Strategically, containment of second-order financial risks requires pre-emptive stress-testing and clearer burden-sharing for emergency liquidity and reserve deployments among advanced economies and multilateral institutions. Corporates should re-run break-even analyses for supply chains and consider diversified logistics solutions; trade policy may pivot toward redundancy over pure-cost efficiency. For global investors, dynamic asset-allocation frameworks that embed geopolitical scenarios and liquidity buffers will likely outperform static allocations in this environment.
Bottom Line
The Iran war has catalysed a structural reassessment of risk across markets and policy circles; markets are pricing a higher baseline of geopolitical volatility that will reshape allocation and policy choices for the foreseeable future. Disclaimer: This article is for informational purposes only and does not constitute investment advice.
FAQ
Q: How quickly could oil markets return to pre-escalation price levels? A: If shipping lanes are secured and incremental spare capacity of roughly 1-1.5 million b/d (as per IEA scenario projections referenced in March 2026 industry notes) is brought online within 60-90 days, prices could revert materially; however, even short-lived disruptions can leave a persistent term premium.

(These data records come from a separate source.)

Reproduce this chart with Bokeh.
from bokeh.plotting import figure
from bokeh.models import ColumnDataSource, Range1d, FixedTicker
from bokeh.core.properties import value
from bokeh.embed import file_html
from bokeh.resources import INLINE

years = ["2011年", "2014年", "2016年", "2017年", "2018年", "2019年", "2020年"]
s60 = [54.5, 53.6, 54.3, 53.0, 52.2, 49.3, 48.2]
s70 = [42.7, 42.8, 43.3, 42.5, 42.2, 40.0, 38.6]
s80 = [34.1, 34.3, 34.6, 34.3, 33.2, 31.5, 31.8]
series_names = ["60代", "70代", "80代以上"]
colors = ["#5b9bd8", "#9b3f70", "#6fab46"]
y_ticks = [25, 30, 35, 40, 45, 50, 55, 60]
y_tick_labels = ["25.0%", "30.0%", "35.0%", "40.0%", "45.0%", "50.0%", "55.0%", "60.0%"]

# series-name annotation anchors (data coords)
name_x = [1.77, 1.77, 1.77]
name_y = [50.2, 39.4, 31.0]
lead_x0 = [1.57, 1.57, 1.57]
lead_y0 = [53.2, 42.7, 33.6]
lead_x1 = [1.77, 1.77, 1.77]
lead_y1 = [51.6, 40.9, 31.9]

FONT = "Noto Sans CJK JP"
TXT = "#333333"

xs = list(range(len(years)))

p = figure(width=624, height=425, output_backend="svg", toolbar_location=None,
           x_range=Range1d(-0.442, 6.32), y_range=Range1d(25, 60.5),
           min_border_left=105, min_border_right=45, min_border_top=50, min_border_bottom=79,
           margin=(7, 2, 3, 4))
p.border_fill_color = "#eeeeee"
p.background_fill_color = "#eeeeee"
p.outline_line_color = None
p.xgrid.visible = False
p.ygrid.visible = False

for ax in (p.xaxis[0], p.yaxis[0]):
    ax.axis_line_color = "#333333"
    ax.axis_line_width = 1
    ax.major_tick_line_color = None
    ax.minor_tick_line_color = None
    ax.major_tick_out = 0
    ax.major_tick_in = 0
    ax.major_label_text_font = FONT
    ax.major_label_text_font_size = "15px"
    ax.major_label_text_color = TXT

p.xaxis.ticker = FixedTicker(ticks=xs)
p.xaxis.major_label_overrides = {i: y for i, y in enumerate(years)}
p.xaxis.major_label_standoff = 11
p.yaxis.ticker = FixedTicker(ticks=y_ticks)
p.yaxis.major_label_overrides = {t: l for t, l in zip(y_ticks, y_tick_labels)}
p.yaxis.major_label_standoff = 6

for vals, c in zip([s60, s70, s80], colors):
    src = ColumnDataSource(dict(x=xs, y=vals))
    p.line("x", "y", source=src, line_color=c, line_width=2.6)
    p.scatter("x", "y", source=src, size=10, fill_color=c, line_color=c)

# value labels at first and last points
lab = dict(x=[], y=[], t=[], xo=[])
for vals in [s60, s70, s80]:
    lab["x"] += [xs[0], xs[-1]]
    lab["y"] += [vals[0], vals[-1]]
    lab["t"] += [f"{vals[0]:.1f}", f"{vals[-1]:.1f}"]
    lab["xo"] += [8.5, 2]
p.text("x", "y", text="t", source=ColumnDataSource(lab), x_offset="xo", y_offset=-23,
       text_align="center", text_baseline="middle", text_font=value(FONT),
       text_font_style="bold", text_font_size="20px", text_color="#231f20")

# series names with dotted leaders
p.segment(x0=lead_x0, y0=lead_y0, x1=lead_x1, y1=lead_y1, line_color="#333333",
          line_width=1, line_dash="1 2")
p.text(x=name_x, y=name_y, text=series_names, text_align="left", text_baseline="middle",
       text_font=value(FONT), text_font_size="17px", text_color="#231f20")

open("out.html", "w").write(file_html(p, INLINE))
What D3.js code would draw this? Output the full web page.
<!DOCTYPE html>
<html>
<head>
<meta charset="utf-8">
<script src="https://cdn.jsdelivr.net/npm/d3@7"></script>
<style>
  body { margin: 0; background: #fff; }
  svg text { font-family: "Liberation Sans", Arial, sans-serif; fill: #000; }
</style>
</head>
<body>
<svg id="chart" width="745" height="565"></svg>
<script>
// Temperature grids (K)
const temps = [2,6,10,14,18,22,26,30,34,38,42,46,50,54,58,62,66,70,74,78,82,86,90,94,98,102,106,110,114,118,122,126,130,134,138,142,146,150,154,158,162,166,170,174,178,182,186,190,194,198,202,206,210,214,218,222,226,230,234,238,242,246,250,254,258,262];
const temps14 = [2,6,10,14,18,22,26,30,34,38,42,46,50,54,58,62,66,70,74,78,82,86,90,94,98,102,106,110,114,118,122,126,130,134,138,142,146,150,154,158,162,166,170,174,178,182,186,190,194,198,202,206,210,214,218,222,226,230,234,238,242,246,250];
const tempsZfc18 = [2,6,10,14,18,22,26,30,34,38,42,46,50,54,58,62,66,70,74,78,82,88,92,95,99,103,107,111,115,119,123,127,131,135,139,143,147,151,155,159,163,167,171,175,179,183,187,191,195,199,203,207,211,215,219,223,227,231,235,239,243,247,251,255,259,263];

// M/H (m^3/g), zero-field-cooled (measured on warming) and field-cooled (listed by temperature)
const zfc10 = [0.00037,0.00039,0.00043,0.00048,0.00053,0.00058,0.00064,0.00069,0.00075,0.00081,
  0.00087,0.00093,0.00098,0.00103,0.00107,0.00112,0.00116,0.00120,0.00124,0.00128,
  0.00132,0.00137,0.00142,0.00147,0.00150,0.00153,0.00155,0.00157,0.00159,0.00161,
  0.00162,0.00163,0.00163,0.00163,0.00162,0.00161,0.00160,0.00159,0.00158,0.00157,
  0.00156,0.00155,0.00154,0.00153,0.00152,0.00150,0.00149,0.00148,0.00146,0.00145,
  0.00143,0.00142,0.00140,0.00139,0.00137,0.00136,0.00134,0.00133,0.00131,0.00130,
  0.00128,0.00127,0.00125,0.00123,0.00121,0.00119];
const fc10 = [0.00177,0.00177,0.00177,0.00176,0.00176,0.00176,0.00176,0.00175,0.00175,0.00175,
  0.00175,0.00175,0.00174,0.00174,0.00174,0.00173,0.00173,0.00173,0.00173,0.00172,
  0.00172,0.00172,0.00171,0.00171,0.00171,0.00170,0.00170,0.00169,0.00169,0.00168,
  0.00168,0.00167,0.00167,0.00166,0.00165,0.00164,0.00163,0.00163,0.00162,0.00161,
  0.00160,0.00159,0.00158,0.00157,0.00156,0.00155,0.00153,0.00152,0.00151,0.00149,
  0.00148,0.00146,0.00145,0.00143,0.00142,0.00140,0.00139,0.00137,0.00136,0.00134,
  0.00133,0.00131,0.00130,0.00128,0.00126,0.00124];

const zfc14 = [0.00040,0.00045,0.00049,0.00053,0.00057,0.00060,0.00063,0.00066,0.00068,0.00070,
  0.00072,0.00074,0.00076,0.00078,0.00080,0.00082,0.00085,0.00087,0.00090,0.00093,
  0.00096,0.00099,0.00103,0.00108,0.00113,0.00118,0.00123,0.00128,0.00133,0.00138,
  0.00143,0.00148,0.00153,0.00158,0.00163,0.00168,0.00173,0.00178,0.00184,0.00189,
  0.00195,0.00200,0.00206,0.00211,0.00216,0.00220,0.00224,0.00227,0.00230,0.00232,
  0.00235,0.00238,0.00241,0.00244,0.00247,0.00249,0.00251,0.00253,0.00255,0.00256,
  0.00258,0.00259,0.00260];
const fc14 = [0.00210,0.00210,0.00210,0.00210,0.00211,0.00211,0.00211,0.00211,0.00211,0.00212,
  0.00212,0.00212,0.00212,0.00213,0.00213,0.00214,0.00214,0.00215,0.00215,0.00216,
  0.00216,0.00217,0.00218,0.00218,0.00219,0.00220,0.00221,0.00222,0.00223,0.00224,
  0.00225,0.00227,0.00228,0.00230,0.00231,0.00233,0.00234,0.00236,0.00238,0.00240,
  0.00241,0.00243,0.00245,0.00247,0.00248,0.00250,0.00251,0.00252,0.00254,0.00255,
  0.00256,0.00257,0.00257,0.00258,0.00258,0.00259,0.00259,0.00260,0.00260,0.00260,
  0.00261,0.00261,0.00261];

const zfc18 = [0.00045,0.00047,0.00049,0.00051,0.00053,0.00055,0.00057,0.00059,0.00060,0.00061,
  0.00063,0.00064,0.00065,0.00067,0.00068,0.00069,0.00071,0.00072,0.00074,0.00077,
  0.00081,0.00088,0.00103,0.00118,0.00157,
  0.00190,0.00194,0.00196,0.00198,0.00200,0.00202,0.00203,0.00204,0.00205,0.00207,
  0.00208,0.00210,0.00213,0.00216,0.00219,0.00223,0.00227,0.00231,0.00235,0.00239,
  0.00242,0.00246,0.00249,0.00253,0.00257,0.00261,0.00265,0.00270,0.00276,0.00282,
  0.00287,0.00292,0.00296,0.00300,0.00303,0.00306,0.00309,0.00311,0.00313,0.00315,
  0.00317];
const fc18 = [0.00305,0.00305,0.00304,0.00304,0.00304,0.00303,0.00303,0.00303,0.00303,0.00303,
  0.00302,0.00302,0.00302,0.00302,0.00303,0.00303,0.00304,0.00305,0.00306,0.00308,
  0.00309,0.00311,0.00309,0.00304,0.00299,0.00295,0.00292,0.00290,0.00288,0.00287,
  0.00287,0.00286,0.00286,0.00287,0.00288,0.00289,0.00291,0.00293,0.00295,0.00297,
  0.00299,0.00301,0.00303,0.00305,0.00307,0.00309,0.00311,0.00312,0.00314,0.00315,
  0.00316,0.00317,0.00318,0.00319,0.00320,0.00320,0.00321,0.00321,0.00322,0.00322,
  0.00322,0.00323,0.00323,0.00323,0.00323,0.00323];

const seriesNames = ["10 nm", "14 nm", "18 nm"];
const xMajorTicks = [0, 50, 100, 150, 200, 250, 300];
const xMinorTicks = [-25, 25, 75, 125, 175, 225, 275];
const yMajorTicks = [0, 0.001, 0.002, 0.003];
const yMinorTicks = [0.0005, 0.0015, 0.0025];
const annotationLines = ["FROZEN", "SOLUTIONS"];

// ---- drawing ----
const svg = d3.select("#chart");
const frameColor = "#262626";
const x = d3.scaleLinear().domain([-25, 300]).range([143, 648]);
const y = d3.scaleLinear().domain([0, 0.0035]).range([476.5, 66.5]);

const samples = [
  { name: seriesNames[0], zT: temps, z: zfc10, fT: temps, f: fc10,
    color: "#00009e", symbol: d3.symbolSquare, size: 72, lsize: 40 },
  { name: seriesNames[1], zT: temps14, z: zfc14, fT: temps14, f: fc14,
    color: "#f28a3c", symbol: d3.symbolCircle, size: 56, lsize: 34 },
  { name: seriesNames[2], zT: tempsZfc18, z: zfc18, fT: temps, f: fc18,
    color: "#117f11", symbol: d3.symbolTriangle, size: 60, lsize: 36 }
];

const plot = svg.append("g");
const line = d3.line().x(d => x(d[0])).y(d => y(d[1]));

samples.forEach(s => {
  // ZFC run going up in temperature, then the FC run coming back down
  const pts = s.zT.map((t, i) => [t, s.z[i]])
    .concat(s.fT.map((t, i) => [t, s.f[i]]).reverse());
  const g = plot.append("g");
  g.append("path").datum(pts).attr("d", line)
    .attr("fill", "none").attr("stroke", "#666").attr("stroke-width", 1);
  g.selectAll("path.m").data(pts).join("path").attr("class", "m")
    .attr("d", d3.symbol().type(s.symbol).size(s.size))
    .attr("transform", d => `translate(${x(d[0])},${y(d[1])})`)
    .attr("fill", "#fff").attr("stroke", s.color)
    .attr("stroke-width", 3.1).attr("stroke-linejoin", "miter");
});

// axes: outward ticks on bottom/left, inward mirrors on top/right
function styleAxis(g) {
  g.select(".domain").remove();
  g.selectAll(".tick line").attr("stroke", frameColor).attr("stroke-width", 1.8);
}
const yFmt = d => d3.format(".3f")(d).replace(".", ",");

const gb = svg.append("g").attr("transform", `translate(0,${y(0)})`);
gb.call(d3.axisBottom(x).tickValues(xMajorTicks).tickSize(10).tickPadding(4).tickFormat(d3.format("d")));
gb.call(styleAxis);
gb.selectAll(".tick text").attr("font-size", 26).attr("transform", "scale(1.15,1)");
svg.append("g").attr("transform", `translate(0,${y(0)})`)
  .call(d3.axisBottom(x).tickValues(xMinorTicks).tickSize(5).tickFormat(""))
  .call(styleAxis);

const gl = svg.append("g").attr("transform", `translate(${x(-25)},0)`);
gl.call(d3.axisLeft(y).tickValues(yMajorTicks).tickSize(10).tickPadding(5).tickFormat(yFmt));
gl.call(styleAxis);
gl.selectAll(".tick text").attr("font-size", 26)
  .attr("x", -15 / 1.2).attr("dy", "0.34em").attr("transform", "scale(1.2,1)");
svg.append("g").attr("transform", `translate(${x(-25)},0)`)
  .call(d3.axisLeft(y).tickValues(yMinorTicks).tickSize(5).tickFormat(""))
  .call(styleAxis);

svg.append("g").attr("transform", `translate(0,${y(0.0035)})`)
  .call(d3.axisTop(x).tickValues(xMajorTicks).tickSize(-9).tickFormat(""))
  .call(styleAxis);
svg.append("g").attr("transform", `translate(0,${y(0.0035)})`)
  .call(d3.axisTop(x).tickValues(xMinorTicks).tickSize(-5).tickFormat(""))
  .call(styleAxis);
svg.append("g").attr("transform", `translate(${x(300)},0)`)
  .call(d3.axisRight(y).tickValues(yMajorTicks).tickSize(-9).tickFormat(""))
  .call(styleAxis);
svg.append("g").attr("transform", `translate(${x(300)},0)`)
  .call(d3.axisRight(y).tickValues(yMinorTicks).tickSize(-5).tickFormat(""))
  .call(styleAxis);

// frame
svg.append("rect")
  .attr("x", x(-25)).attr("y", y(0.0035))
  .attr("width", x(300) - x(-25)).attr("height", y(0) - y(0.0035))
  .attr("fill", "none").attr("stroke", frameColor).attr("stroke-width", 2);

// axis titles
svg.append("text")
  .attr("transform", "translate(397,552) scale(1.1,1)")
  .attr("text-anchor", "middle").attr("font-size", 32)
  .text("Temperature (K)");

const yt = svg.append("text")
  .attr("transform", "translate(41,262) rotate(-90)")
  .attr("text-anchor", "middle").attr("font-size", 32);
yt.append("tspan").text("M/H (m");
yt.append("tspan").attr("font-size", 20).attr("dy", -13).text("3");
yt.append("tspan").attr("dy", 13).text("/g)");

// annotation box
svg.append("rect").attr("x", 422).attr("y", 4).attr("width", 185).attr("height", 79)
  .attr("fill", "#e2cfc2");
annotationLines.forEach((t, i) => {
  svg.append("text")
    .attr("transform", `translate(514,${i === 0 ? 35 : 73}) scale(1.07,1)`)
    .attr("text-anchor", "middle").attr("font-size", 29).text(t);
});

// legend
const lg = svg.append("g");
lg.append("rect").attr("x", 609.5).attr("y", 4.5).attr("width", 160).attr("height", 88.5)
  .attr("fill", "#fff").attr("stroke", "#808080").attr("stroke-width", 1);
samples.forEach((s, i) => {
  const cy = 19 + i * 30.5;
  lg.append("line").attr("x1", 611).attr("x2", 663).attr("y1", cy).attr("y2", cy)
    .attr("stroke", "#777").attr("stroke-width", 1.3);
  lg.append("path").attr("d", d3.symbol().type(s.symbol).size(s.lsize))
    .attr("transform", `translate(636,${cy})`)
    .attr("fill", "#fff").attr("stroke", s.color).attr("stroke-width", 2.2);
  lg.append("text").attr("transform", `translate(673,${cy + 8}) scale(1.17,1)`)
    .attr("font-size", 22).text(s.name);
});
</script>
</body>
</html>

Q: What historical precedent best matches the current shock? A: The most comparable episodes are the 1970s Persian Gulf shocks for structural supply concerns and the 2011 Arab Spring for rapid shipping disruptions; neither is a perfect analogue because modern financial plumbing and hedging capacity change transmission dynamics, but both illustrate how geopolitics can generate multi-year economic legacies.
Q: Are there policy tools that reduce long-term risk premia? A: Yes—transparent, multilateral maritime security agreements and coordinated reserve-release protocols reduce uncertainty and lower insurance and hedging costs. Clear signaling and pre-agreed contingency financing can materially compress the option-value components embedded in market prices.